こういう会社の現状としては、間違いなく志気が低下していて「頑張っても認められない。頑張っている人が損をする。自分が建設的な提案をすると、じゃあお前がやってみろということになり、自分で自分の首を絞めることになる。一生懸命やっても人事考課や評価自体がないので加点されるなんて全くない。」→だから「どうせ同じ給料を貰うのであれば楽をして貰えたほうがいい。仕事はなるべく効率的にやろう。」と、効率という意味をはき違えていることになっていると思います。
大学でよく「日頃バイトばかりしていて授業に全く出ないのに、試験前になると人のノートのコピーをしている人」居ましたよね。全部の単位についてこういうことをしていた人が居ました。学生であれば、その学生の成績や卒業という個人の問題と捉えることができます。そいつが数年後「大学でもっと勉強しておけばよかった。」と思っても一向に構いません。そいつが後悔するだけですから。
しかし、業績を向上させ売上を出さなくては市場競争で残っていけない「会社」だったらこういうことはどうでしょう?
そもそも人の仕事の成果にただ乗りするということは、自分の価値を社会に出さず、オリジナリティーを発揮しないということです。社会の人が求めているものは、人のマネをしたアイデアでなく、その人個人が考えたオリジナルのアイデアを求めています。例えば1人の美容師が「自分のサービスは稚拙だから恥ずかしい。」と感じながらも日々仕事をしていても、そのサービスを受けている人はそう感じていないかもしれません。その人のカットの味や方法を気に入ってくれていることで顧客が来てくれるのかも知れません。同じ仕事をしても、その人のやり方や考え方は違います。仕事を完成させるため、自分のオリジナリティーを発揮することが新たに社会に価値観を与え、サービスを受ける顧客に新たな幸せを感じさせることができるのです。

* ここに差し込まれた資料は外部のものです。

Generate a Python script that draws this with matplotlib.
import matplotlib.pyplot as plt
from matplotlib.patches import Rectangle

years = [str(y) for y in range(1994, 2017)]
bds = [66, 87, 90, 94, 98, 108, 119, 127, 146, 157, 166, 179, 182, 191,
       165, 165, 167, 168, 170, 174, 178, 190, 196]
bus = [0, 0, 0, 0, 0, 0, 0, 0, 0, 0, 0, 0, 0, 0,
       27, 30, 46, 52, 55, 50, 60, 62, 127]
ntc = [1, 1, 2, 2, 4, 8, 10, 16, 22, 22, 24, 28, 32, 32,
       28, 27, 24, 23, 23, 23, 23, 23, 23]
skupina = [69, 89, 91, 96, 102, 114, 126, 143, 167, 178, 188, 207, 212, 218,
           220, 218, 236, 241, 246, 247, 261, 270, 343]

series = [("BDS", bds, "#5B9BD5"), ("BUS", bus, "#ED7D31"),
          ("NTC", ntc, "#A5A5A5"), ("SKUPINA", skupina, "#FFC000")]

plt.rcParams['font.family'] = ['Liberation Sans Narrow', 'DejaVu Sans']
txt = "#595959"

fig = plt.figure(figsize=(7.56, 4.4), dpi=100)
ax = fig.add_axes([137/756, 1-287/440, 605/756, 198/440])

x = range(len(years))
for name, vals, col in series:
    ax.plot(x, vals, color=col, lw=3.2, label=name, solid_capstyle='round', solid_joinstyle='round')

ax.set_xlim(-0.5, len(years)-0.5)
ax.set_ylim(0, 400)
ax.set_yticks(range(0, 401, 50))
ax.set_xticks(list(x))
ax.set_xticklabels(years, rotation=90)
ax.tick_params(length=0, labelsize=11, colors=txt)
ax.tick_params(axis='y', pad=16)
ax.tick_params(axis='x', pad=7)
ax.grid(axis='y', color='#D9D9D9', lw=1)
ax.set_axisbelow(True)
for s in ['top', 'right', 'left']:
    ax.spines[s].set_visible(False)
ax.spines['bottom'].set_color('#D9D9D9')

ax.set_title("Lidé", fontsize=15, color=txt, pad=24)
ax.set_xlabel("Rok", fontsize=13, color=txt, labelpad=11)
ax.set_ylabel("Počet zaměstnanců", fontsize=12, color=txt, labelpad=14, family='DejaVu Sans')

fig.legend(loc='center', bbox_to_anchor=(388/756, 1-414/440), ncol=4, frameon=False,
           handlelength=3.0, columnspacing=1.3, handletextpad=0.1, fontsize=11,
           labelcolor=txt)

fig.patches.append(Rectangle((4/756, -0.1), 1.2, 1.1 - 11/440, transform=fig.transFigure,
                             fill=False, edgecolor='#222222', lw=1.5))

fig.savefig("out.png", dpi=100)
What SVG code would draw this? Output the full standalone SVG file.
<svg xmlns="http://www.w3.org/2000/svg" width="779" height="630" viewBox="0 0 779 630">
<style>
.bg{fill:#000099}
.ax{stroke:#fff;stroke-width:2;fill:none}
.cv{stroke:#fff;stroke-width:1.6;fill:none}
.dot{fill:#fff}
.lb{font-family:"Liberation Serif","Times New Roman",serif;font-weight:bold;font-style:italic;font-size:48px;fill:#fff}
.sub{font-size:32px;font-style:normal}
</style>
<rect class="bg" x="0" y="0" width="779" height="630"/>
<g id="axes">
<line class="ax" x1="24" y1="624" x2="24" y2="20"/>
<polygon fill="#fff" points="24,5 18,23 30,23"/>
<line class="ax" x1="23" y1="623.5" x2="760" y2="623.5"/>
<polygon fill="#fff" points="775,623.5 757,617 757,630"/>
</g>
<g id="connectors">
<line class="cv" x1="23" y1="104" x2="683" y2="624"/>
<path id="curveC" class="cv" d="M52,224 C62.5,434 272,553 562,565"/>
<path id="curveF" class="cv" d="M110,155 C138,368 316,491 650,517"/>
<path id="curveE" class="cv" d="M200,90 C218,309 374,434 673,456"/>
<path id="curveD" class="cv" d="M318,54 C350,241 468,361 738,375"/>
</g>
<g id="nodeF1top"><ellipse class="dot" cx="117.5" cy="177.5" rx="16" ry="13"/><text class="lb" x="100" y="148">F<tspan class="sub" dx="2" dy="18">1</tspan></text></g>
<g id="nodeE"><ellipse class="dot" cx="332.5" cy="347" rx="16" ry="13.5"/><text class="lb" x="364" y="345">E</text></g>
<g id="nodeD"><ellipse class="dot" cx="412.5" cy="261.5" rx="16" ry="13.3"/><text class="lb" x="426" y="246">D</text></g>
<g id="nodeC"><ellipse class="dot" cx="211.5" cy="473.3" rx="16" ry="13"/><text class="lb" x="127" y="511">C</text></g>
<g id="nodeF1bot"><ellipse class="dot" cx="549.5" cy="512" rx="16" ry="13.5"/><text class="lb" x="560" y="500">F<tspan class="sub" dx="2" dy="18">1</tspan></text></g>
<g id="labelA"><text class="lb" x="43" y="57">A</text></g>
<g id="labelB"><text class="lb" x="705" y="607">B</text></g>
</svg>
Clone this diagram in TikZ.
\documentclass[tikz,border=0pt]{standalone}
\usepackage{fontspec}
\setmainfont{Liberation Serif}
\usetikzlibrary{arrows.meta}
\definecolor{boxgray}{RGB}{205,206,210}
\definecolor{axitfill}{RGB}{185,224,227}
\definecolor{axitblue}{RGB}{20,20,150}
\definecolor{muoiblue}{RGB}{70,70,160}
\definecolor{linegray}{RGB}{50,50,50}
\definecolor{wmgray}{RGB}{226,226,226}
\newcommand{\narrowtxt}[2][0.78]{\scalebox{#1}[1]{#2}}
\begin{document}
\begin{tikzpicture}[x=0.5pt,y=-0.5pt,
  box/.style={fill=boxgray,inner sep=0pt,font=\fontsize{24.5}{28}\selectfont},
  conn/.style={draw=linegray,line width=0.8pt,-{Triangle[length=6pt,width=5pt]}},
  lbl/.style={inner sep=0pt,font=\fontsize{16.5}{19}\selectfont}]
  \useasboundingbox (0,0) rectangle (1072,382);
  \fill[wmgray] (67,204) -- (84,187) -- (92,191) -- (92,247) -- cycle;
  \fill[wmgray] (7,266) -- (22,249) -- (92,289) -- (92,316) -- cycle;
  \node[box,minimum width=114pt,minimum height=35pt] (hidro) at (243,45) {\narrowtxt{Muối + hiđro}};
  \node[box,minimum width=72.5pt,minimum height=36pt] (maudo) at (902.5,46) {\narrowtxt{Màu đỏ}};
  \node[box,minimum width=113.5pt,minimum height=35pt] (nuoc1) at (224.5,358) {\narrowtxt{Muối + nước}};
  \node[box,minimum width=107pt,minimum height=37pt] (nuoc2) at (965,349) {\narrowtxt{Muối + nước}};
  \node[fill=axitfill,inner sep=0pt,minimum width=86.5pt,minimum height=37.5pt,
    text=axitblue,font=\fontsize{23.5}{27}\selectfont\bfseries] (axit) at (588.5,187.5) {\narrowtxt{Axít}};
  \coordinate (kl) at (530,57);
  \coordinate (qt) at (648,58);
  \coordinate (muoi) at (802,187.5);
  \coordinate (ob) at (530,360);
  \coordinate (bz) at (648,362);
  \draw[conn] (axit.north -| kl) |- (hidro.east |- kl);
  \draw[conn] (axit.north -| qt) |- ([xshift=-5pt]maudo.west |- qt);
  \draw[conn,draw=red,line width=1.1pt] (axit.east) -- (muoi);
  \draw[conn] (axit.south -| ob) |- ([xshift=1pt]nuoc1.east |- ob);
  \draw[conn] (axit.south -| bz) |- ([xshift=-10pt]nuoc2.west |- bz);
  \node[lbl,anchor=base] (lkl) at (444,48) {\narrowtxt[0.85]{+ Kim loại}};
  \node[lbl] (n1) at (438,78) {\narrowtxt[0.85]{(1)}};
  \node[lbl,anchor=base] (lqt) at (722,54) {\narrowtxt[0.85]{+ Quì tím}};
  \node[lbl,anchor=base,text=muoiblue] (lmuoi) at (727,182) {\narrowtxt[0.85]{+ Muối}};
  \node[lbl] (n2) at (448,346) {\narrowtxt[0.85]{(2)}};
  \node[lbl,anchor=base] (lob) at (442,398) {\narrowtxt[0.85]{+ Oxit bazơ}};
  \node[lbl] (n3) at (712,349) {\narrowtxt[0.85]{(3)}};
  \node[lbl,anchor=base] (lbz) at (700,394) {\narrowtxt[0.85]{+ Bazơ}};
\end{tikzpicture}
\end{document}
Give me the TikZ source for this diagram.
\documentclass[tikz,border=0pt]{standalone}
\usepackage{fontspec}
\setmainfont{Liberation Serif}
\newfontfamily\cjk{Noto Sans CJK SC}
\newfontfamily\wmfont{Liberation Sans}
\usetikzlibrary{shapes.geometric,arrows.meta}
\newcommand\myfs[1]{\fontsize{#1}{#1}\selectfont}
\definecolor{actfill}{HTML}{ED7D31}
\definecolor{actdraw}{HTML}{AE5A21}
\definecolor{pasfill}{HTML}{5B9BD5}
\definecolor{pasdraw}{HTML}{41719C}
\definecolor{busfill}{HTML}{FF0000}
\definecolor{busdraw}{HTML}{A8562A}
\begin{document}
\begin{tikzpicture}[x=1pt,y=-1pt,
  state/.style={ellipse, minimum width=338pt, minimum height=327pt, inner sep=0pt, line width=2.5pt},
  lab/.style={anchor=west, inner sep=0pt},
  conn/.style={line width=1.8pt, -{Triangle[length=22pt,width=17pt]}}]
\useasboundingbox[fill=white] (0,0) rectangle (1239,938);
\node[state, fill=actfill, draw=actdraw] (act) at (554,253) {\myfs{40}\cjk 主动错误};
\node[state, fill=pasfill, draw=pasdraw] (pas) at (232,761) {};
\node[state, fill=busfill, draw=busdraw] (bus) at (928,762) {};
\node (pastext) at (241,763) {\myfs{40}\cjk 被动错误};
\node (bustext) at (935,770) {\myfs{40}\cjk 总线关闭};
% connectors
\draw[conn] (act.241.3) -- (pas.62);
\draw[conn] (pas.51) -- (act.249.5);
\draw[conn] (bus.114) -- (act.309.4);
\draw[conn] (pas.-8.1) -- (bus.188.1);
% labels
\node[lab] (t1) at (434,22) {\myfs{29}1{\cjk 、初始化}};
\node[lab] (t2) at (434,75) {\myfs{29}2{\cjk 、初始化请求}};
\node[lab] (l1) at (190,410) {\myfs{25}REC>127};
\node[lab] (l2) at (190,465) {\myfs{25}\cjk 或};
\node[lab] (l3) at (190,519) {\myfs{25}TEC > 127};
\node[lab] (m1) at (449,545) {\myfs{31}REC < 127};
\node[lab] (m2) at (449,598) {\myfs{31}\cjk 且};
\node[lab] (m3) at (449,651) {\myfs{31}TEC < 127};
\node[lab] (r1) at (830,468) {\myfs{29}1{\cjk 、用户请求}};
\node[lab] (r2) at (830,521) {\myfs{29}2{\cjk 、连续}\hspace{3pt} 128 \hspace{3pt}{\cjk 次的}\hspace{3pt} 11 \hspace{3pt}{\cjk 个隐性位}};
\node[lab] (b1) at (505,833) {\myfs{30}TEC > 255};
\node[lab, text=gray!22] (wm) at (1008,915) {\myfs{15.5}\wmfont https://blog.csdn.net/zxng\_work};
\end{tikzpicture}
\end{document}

創意工夫もせず、自分の知恵も絞らず、オリジナリティーも発揮せず、他の社員の考えたアイデアをパクっただけの制作物やサービスというものは、その社員の仕事の仕方や振る舞いを見ていれば分かります。仕事が非常に薄っぺらいものに感じられます。そんな社員ばかりになった会社は社会に対し「価値」の「提供」ができないのですから、次第に売上も減少し会社は倒産です。
経営者の皆さんの会社の従業員は大丈夫ですか?まずはそういう社風になっていないかどうかを確認してみたいものです。